Work to do:
Restate the whole of the material. Keep every word, and drop the pictures.
##### Recorded data
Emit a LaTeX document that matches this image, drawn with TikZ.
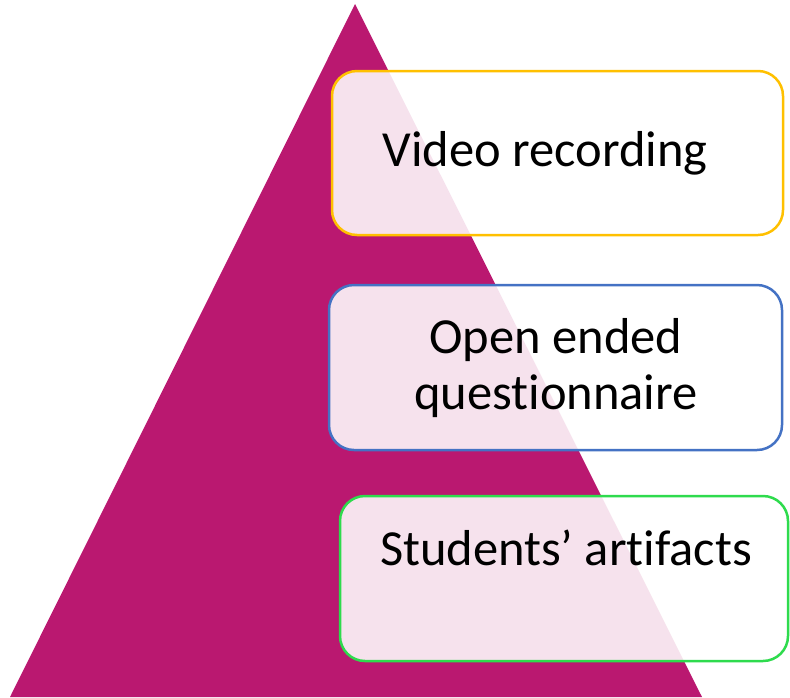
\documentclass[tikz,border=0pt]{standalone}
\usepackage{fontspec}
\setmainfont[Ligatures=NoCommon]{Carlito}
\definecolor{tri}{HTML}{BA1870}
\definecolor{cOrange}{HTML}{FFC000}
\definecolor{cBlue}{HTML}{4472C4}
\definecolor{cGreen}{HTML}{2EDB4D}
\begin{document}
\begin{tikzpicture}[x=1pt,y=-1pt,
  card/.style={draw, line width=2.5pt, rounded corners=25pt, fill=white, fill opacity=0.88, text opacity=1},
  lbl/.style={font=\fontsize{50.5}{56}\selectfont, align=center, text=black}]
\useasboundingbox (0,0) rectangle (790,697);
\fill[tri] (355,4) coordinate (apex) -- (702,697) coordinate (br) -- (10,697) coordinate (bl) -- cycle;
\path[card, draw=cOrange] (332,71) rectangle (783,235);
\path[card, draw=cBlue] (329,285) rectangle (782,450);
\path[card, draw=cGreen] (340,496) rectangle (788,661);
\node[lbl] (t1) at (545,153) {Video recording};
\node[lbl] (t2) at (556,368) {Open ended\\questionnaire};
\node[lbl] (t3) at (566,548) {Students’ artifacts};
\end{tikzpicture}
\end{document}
##########
Worked answer:
Emit a LaTeX document that matches this image, drawn with TikZ.
\documentclass[tikz,border=0pt]{standalone}
\usepackage{fontspec}
\setmainfont[Ligatures=NoCommon]{Carlito}
\definecolor{tri}{HTML}{BA1870}
\definecolor{cOrange}{HTML}{FFC000}
\definecolor{cBlue}{HTML}{4472C4}
\definecolor{cGreen}{HTML}{2EDB4D}
\begin{document}
\begin{tikzpicture}[x=1pt,y=-1pt,
  card/.style={draw, line width=2.5pt, rounded corners=25pt, fill=white, fill opacity=0.88, text opacity=1},
  lbl/.style={font=\fontsize{50.5}{56}\selectfont, align=center, text=black}]
\useasboundingbox (0,0) rectangle (790,697);
\fill[tri] (355,4) coordinate (apex) -- (702,697) coordinate (br) -- (10,697) coordinate (bl) -- cycle;
\path[card, draw=cOrange] (332,71) rectangle (783,235);
\path[card, draw=cBlue] (329,285) rectangle (782,450);
\path[card, draw=cGreen] (340,496) rectangle (788,661);
\node[lbl] (t1) at (545,153) {Video recording};
\node[lbl] (t2) at (556,368) {Open ended\\questionnaire};
\node[lbl] (t3) at (566,548) {Students’ artifacts};
\end{tikzpicture}
\end{document}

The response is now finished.